Un autre résultat de cette stagnation de la fécondité est la recherche de la mixité des enfants c’est-à-dire le désir ardent du couple d’avoir un garçon et une fille parmi ses enfants. Il est démontré que ces femmes n’utiliseront pas des méthodes contraceptives car elles feront des enfants supplémentaires qui vont au-delà du nombre qu’ils avaient initialement décidé. « Les femmes enquêtées aspirent à avoir en moyenne 5.1 enfants pour optimiser les chances d’avoir le sexe de l’enfant souhaité alors qu’au moment de l’enquête elles avaient en moyenne 3.4 enfants. Les femmes ayant uniquement des garçons et celles uniquement des filles ont respectivement 52% et 48% moins de chance d’utiliser la contraception que les femmes ayant des enfants des sexes », a fait savoir le coordonnateur de l’étude.
A l’en croire, les femmes ont évoqué des raisons diverses d’où le maintien de la lignée, le soutien financier, etc. A cet effet, le chercheur a préconisé de sensibiliser les parents en réduisant l’inégalité de genre entre les enfants.
L’étude de la stagnation a révélé que des parents considèrent l’enfant comme un capital vieillesse. Les femmes qui comptent sur leurs enfants pour vivre dans la vieillesse ont une fécondité plus élevée que les autres femmes. Et près de quatre femmes sur cinq (79.1%) comptent sur leurs enfants pour vivre dans leur vieillesse. Aussi, selon les recherches en 2015 au Burkina Faso, seulement 2.7% de la population ayant l’âge légal de la retraite qui bénéficiait d’une pension vieillesse. Ce part était beaucoup plus élevé chez les hommes (5.4%) que chez les femmes (0.7%). La population dont l’âge est comprise entre à (15-64 ans) qui contribuait à une assurance vieillesse était de 2% la même année. C’est pourquoi, Dr Moussa Bougma a invité à sensibiliser les populations sur la culture de l’épargne et les plans de retraite.
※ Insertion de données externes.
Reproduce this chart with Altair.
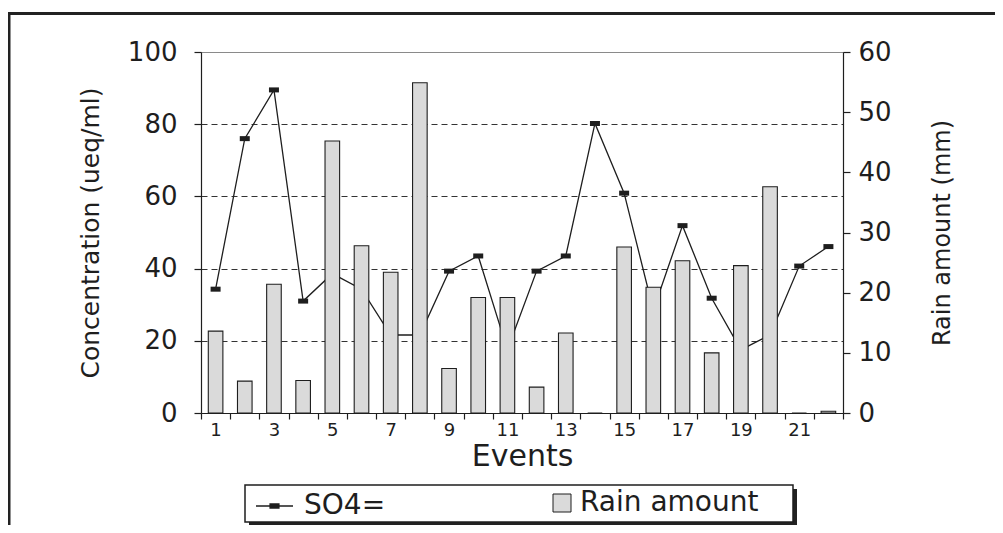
import altair as alt
import pandas as pd

# ---- data ----
events = list(range(1, 23))
so4 = [34.3, 76.0, 89.5, 31.0, 38.6, 34.3, 21.6, 21.6, 39.3, 43.5, 17.5,
       39.3, 43.5, 80.2, 60.9, 28.5, 51.9, 31.8, 17.5, 21.6, 40.7, 46.1]
rain = [13.6, 5.3, 21.4, 5.4, 45.2, 27.8, 23.4, 54.9, 7.4, 19.2, 19.2,
        4.3, 13.3, 0.0, 27.6, 20.9, 25.3, 10.0, 24.5, 37.6, 0.0, 0.3]
left_ticks = [0, 20, 40, 60, 80, 100]
right_ticks = [0, 10, 20, 30, 40, 50, 60]
series_line = "SO4="
series_bar = "Rain amount"

df = pd.DataFrame({"event": events, "so4": so4, "rain": rain,
                   "s": series_line, "r": series_bar})
one = pd.DataFrame({"k": [0]})

FONT = "DejaVu Sans"
INK = "#1e1e1e"
BARFILL = "#dadada"
W, H = 642, 361

x_enc = alt.X(
    "event:O",
    scale=alt.Scale(paddingInner=0, paddingOuter=0),
    axis=alt.Axis(
        title="Events", labelAngle=0, tickBand="extent",
        labelExpr="datum.value % 2 == 1 ? datum.label : ''",
        tickSize=6, labelPadding=2, labelFontSize=18,
        titleFontSize=30, titlePadding=2, grid=False,
    ),
)

y_left = alt.Y(
    "so4:Q",
    scale=alt.Scale(domain=[0, 100], nice=False),
    axis=alt.Axis(
        title="Concentration (ueq/ml)", values=left_ticks, grid=True,
        gridDash=[6, 4], gridColor="#333333", gridWidth=1,
        gridOpacity=alt.condition("datum.value == 100 || datum.value == 0",
                                  alt.value(0), alt.value(1)),
        tickSize=7, labelPadding=17, labelFontSize=26,
        titleFontSize=25, titlePadding=24,
    ),
)

line = alt.Chart(df).mark_line(strokeWidth=1.3).encode(
    x=x_enc,
    y=y_left,
    color=alt.Color(
        "s:N",
        scale=alt.Scale(domain=[series_line], range=[INK]),
        legend=alt.Legend(
            orient="none", legendX=54, legendY=434.5, title=None, padding=0,
            symbolType="M-1,0L1,0M-0.24,-0.11L0.24,-0.11L0.24,0.11L-0.24,0.11Z",
            symbolSize=1369, symbolStrokeWidth=1.3, symbolFillColor=INK,
            labelFontSize=28, labelOffset=10, labelFont=FONT, labelColor=INK,
            labelLimit=400,
        ),
    ),
)

points = alt.Chart(df).mark_point(
    shape="M-1,-0.5L1,-0.5L1,0.5L-1,0.5Z", size=100, filled=True,
    color=INK, opacity=1,
).encode(x=x_enc, y=alt.Y("so4:Q", scale=alt.Scale(domain=[0, 100], nice=False)))

left_layer = alt.layer(line, points)

bars = alt.Chart(df).mark_bar(
    width=alt.RelativeBandSize(0.5), stroke=INK, strokeWidth=1.1, opacity=1
).encode(
    x=x_enc,
    y=alt.Y(
        "rain:Q",
        scale=alt.Scale(domain=[0, 60], nice=False),
        axis=alt.Axis(
            orient="right", title="Rain amount (mm)", values=right_ticks,
            grid=False, tickSize=7, labelPadding=8, labelFontSize=26,
            titleFontSize=24, titleAngle=270, titleBaseline="top",
            titlePadding=39,
        ),
    ),
    fill=alt.Fill(
        "r:N",
        scale=alt.Scale(domain=[series_bar], range=[BARFILL]),
        legend=alt.Legend(
            orient="none", legendX=347, legendY=437, title=None, padding=0,
            symbolType="square", symbolSize=324, symbolStrokeColor=INK,
            symbolStrokeWidth=1, symbolFillColor=BARFILL,
            labelFontSize=28, labelOffset=4, labelFont=FONT, labelColor=INK,
            labelLimit=400,
        ),
    ),
)

# legend box with shadow, and the outer frame lines
shadow = alt.Chart(one).mark_rect(fill="#222222").encode(
    x=alt.value(48), x2=alt.value(596), y=alt.value(437), y2=alt.value(474)
)
box = alt.Chart(one).mark_rect(fill="white", stroke=INK, strokeWidth=1.5).encode(
    x=alt.value(44), x2=alt.value(592), y=alt.value(433), y2=alt.value(470)
)
frame_top = alt.Chart(one).mark_rule(color="#222222", strokeWidth=3).encode(
    x=alt.value(-193), x2=alt.value(795), y=alt.value(-38.5)
)
frame_left = alt.Chart(one).mark_rule(color="#222222", strokeWidth=3).encode(
    x=alt.value(-192), y=alt.value(-40), y2=alt.value(473)
)

chart = (
    alt.layer(left_layer, bars, shadow, box, frame_top, frame_left)
    .resolve_scale(y="independent")
    .properties(
        width=W, height=H,
        autosize=alt.AutoSizeParams(type="none"),
        padding={"left": 193, "top": 44, "right": 152, "bottom": 112},
        background="white",
    )
    .configure_view(stroke="#8a8a8a", strokeWidth=1)
    .configure_axis(
        labelFont=FONT, titleFont=FONT, titleFontWeight="normal",
        labelColor=INK, titleColor=INK, domainColor=INK, tickColor=INK,
        domainWidth=1.2, tickWidth=1.2,
    )
)

chart.save("out.html", embed_options={"renderer": "svg", "actions": False})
Stagnation de la fécondité atouts ou menace
Qu’à cela ne tienne, cette stagnation selon les dires de Dr Bougma ne constitue ni une menace ni un atout pour la ville de Ouagadougou. Toutefois, il a estimé que la question principale c’est de savoir qu’avec cette dynamique de la fécondité est ce qu’on a un contrôle de la ville ou est-ce qu’on arrivera à faire une planification de la ville ? « Plus de la moitié de la population disent qu’elles vivent à Ouaga mais elles vivent dans les zones périphériques dépourvus de tous services sociaux de base », a-t-il déploré.
Pour parvenir à faire baisser cette stagnation, le coordonnateur de l’étude a exhorté l’accompagnent des collectivités en les mettant au cœur de la planification familiale pour booster leur implication.